Pengantar :
Dalam rangka menghormati dan mengenang para pejuang rakyat Cilegon dalam melawan Penjajah Belanda, dimotori oleh para Kyai (Ulama) yang terjadi di Cilegon pada tanggal 9 Juli 1888, saya sajikan tulisan bersambung yang disarikan dari buku karya Prof. Sartono Kartodirdjo "Pemberontakan Petani Banten 1888".
---------------------
Orang yang paling dicari oleh pihak kolonial pasca pemberontakan tak lain adalah Ki Wasid dan H.Tubagus Ismail beserta pasukannya. Setelah seminggu mengobrak abrik beberapa kampung yang dianggap berpotensi dijadikan tempat persembunyian para pejuang, namun hasilnya nihil, Residen Banten lalu mengumpulkan seluruh kepala desa. Bupati Serang menyampaikan pidatonya tentang kewajiban kepala desa membantu pemerintah dalam usaha mengejar dan menangkap pimpinan pimpinan pemberontakan termasuk para pengikutnya.
Dalam pertemuan inilah kemudian pemerintah menjajikan hadiah 500 gulden bagi siapa saja yang sanggup menyerahkan Ki Wasid dan H. Tubagus Ismail atau tokoh tokoh lain yang ikut dalam pemberontakan hidup atau mati. Kepala Desa serentak menjawah "nggih", tapi dengan sikap yang tidak sungguh sungguh.
Keesokan harinya, dua detasemen tentara di kirim ke Ciore, satu detasemen lagi menyusul. Selama dua hari tentara mengobrak abrik kampung ini dalam upaya mwncari dan menangkap Ki Wasid dan pasukannya, namun demikian nampaknya upaya ini sia sia belaka, tak menghasilkan apa apa.
Pihak pemerintah --kolonial--- sangat geram, lagi lagi mengumumkan pemberian hadiah bagi yang bisa menangkap pimpinan pemberontakan, kali ini hadiahnya di naikkan menjadi 1000 gulden.
Pihak kolonial nampaknya terkecoh dengan terpisahnya beberapa rombongan pasukan dari pasukan induk yang dipimpin Ki Wasid dan H.Tubagus Ismail.
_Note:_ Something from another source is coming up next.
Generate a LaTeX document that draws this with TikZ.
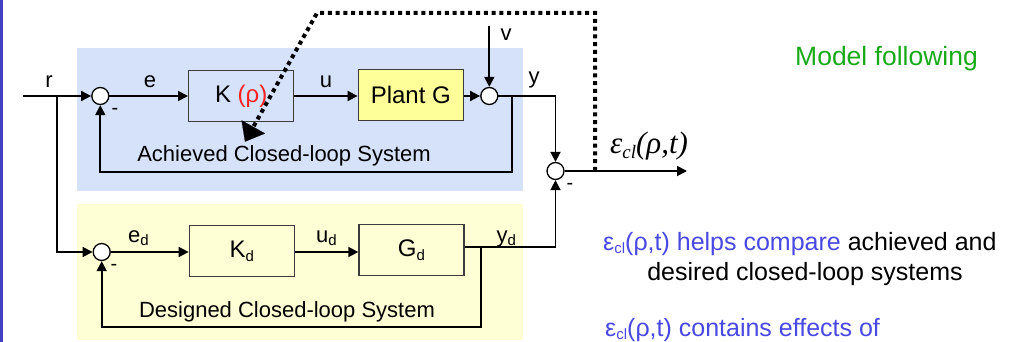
\documentclass[tikz,border=0pt]{standalone}
\usepackage{fontspec}
\setmainfont{Liberation Sans}
\newfontfamily\tmsfont{Liberation Serif}
\usetikzlibrary{arrows.meta}
\definecolor{bgblue}{RGB}{213,226,250}
\definecolor{bgyellow}{RGB}{255,255,213}
\definecolor{plantyellow}{RGB}{255,255,153}
\definecolor{barblue}{RGB}{64,64,192}
\definecolor{txtblue}{RGB}{72,72,226}
\definecolor{txtgreen}{RGB}{24,170,24}
\definecolor{txtred}{RGB}{255,32,32}
\definecolor{boxgray}{RGB}{60,60,60}
\newcommand{\lowsub}[1]{\raisebox{-0.3ex}{\fontsize{15}{15}\selectfont #1}}
\newcommand{\fsz}[1]{\fontsize{#1}{#1}\selectfont}
\begin{document}
\begin{tikzpicture}[x=1pt,y=-1pt,
  sig/.style={line width=1.8pt,-{Triangle[length=10pt,width=10pt]}},
  wire/.style={line width=1.8pt},
  sumnode/.style={circle,draw,line width=1.3pt,fill=white,minimum size=17pt,inner sep=0pt},
  blk/.style={draw=boxgray,line width=1.4pt,inner sep=0pt,minimum width=105pt,minimum height=51pt,font=\fsz{24}},
  lbl/.style={font=\fsz{22},inner sep=0pt},
  adapt/.style={line width=4pt,dash pattern=on 4pt off 3.8pt,-{Triangle[length=17pt,width=27pt,line width=0.1pt]}}
]
\useasboundingbox (0,0) rectangle (1018,342);
% backgrounds
\fill[barblue] (0,0) rectangle (2.5,342);
\fill[bgblue] (77,48) rectangle (523,191);
\fill[bgyellow] (77,204) rectangle (523,340);

% top loop
\node[sumnode] (s1) at (100.3,96) {};
\node[blk,fill=bgblue] (K) at (241.2,96) {K {\color{txtred}(ρ)}};
\node[blk,fill=plantyellow] (P) at (410.8,95) {Plant G};
\node[sumnode] (s3) at (489.3,96) {};
\node[sumnode] (s4) at (555.5,171) {};
\coordinate (rin) at (23,96);
\coordinate (rbr) at (57.3,96);
\coordinate (vin) at (489.3,26);
\coordinate (ybr) at (512,96);
\coordinate (fb1) at (100.3,172);
\coordinate (out) at (687,171);

\draw[wire] (rin) -- (rbr);
\draw[sig] (rbr) -- (s1.west);
\draw[sig] (s1.east) -- (K.west);
\draw[sig] (K.east) -- (K.east -| P.west);
\draw[sig] (P.east |- s3.west) -- (s3.west);
\draw[sig] (vin) -- (s3.north);
\draw[sig] (s3.east) -| (s4.north);
\draw[sig] (ybr) |- (fb1) -- (s1.south);
\draw[sig] (s4.east) -- (out);

% bottom loop
\node[sumnode] (s2) at (101.7,252) {};
\node[blk] (Kd) at (241.8,251) {K\lowsub{d}};
\node[blk] (Gd) at (411.5,250) {G\lowsub{d}};
\coordinate (ydc) at (555.5,247);
\coordinate (ydbr) at (481,247);
\coordinate (fb2) at (101.7,327);

\draw[sig] (rbr) |- (s2.west);
\draw[sig] (s2.east) -- (s2.east -| Kd.west);
\draw[sig] (Kd.east |- s2.east) -- (Gd.west |- s2.east);
\draw[wire] (Gd.east |- ydc) -- (ydc);
\draw[sig] (ydc) -- (s4.south);
\draw[sig] (ydbr) |- (fb2) -- (s2.south);

% labels
\node[lbl] at (49,82) {r};
\node[lbl] at (150,82) {e};
\node[lbl] at (326,82) {u};
\node[lbl] at (506,35) {v};
\node[lbl] at (534,80) {y};
\node[lbl,font=\fsz{20}] at (115,111) {-};
\node[lbl,font=\fsz{20}] at (114,267) {-};
\node[lbl,font=\fsz{20}] at (570,186) {-};
\node[lbl,anchor=base west] at (128,242) {e\lowsub{d}};
\node[lbl,anchor=base west] at (316,242) {u\lowsub{d}};
\node[lbl,anchor=base west] at (496.5,242) {y\lowsub{d}};
\node[lbl,anchor=base] at (284,162) {Achieved Closed-loop System};
\node[lbl,anchor=base] at (287,317) {Designed Closed-loop System};
\node[inner sep=0pt,anchor=base west,font=\fsz{31}\tmsfont\itshape] (eps) at (610,154) {ε\raisebox{-0.35ex}{\fontsize{19}{19}\selectfont cl}(ρ,t)};

% adaptation path
\coordinate (tap) at (595,171);
\coordinate (top) at (595,13);
\coordinate (bend) at (317,13);
\coordinate (tip) at (245,141.7);
\draw[adapt] (tap) -- (top) -- (bend) -- (tip);

% right texts
\node[inner sep=0pt,anchor=base west,font=\fsz{26.5},text=txtgreen] at (795,66) {Model following};
\node[inner sep=0pt,anchor=base west,font=\fsz{25}] at (603,250) {{\color{txtblue}ε\lowsub{cl}(ρ,t) helps compare} achieved and};
\node[inner sep=0pt,anchor=base,font=\fsz{25}] at (805,280) {desired closed-loop systems};
\node[inner sep=0pt,anchor=base west,font=\fsz{25},text=txtblue] at (605,336) {ε\lowsub{cl}(ρ,t) contains effects of};
\end{tikzpicture}
\end{document}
Sartono Kartodirjo memberikan satu analisa, bahwa kemungkinan hal ini adalah strategi untuk mengalihkan perhatian tentara kolonial dalam upaya mencari pasukan induk Ki Wasid agar bisa meloloskan diri dari pengejaran. Disamping itu, pihak kolonial juga terkecoh dengan adanya informasi dari rakyat yang telah memberikan kabar bohong tentang kemana Ki Wasid bersembunyi.
Sebenarnya kemana Ki Wasid, H. Tubagus Ismail dan pasukannya bersembunyi hingga tidak bisa ditemukan pihak kolonial.
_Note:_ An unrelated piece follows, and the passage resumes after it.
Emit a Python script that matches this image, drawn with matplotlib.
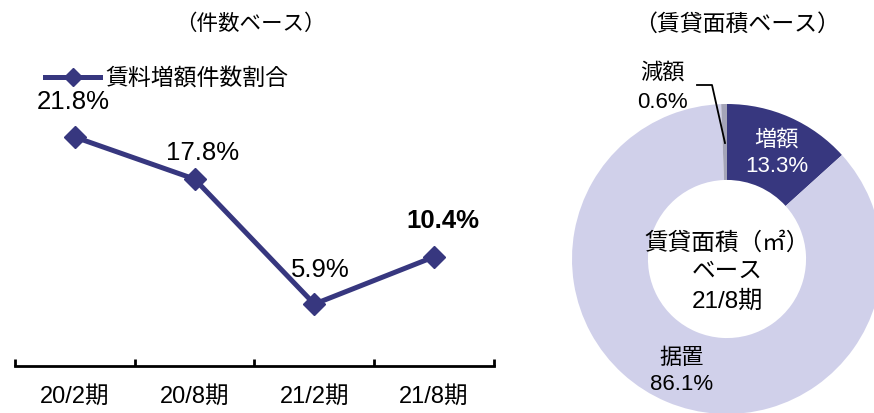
#!/usr/bin/env python3
"""
plot.py - 賃料増額件数割合 (line) + 賃貸面積ベース (donut)
"""

import matplotlib
matplotlib.use('Agg')
import matplotlib.pyplot as plt
import numpy as np

plt.rcParams['font.family'] = ['Liberation Sans', 'Noto Sans CJK JP', 'DejaVu Sans']

# data
periods = ['20/2期', '20/8期', '21/2期', '21/8期']
increase_share = [21.8, 17.8, 5.9, 10.4]
line_label = '賃料増額件数割合'

pie_labels = ['増額', '据置', '減額']
pie_values = [13.3, 86.1, 0.6]

NAVY = '#37377f'
LAVENDER = '#d0d0ea'
GRAY = '#a4a4b8'

W, H = 874, 413
fig = plt.figure(figsize=(W / 100, H / 100), dpi=100)

# ---- line chart (件数ベース) ----
ax = fig.add_axes([15 / W, 1 - 366 / H, 479 / W, 315 / H])
x = np.arange(len(periods))
ax.plot(x, increase_share, color=NAVY, lw=3.6, marker='D', ms=11,
        label=line_label)
ax.set_xlim(-0.5, len(periods) - 0.5)
ax.set_ylim(0, 30)

for s in ['top', 'right', 'left']:
    ax.spines[s].set_visible(False)
ax.spines['bottom'].set_linewidth(2)
ax.set_yticks([])
ax.set_xticks(np.arange(-0.5, len(periods), 1.0))
ax.set_xticklabels([])
ax.tick_params(axis='x', which='major', direction='in', length=5, width=2)
ax.set_xticks(x, minor=True)
ax.set_xticklabels(periods, minor=True, fontsize=17)
ax.tick_params(axis='x', which='minor', length=0, pad=14)

# value labels
offsets = [(-2, 3.3), (8, 2.5), (6, 3.2), (9, 3.4)]
for i, v in enumerate(increase_share):
    dx, dy = offsets[i]
    bold = i == len(increase_share) - 1
    ax.annotate(f'{v:.1f}%', (x[i], v), xytext=(dx, dy * 10.5),
                textcoords='offset pixels', ha='center', va='center',
                fontsize=18.5, fontweight='bold' if bold else 'normal')

ax.legend(loc='upper left', bbox_to_anchor=(0.03, 1.0), frameon=False,
          fontsize=16.5, handlelength=2.4, handletextpad=0.2, markerscale=0.8,
          borderaxespad=0.3)

fig.text(250 / W, 1 - 24 / H, '（件数ベース）', ha='center', va='center', fontsize=15.5)

# ---- donut (賃貸面積ベース) ----
pax = fig.add_axes([572 / W, -1 / H, 310 / W, 310 / H])
pax.pie(pie_values, colors=[NAVY, LAVENDER, GRAY], startangle=90,
        counterclock=False, radius=1.0,
        wedgeprops=dict(width=0.49, edgecolor='none'))
pax.set_xlim(-1, 1)
pax.set_ylim(-1, 1)
pax.set_aspect('equal')
pax.axis('off')


def to_fig(px, py):
    return px / W, 1 - py / H


fig.text(*to_fig(737, 24), '（賃貸面積ベース）', ha='center', va='center', fontsize=16.5)

# labels
fig.text(*to_fig(777, 140), pie_labels[0], ha='center', va='center', fontsize=16, color='white')
fig.text(*to_fig(777, 167), f'{pie_values[0]:.1f}%', ha='center', va='center', fontsize=16, color='white')
fig.text(*to_fig(682, 358), pie_labels[1], ha='center', va='center', fontsize=16)
fig.text(*to_fig(682, 385), f'{pie_values[1]:.1f}%', ha='center', va='center', fontsize=16)
fig.text(*to_fig(662, 73), pie_labels[2], ha='center', va='center', fontsize=16)
fig.text(*to_fig(662, 102), f'{pie_values[2]:.1f}%', ha='center', va='center', fontsize=16)

# leader line for 減額
lx, ly = zip(to_fig(697, 85), to_fig(712, 85), to_fig(725, 143))
fig.add_artist(plt.Line2D(lx, ly, color='black', lw=1.3, transform=fig.transFigure))

# center text
fig.text(*to_fig(727, 243), '賃貸面積（㎡）', ha='center', va='center', fontsize=17)
fig.text(*to_fig(727, 272), 'ベース', ha='center', va='center', fontsize=17)
fig.text(*to_fig(727, 302), '21/8期', ha='center', va='center', fontsize=17.5)

fig.savefig('out.png', dpi=100)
Ternyata sehari setelah pertempuran di Toyomerto serta adanya kabar datangnya bantuan militer dari Batavia, pasukan Ki Wasid menyingkir dari Cilegon ke kampung Kaligandu, istirahat di rumah H. Nasiman.
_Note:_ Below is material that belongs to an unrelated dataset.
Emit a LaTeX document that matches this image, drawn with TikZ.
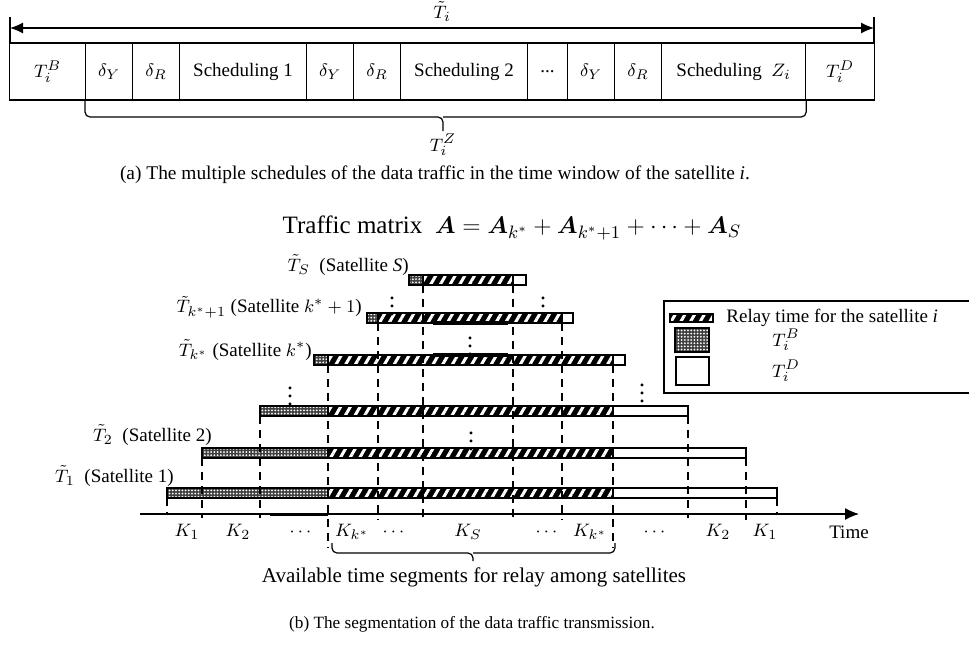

Esoknya berangkat lagi menuju Kampung Ciora berhenti di rumah H. Madani, di kampung Ciore ini sempat menginap satu malam, esoknya berangkat lagi. Adapun yang dituju adalah Gunung Gede. Para pimpinan pejuang pemberontakan berpendapat bahwa Gunung Gede cocok dijadikan tempat untuk bertahan.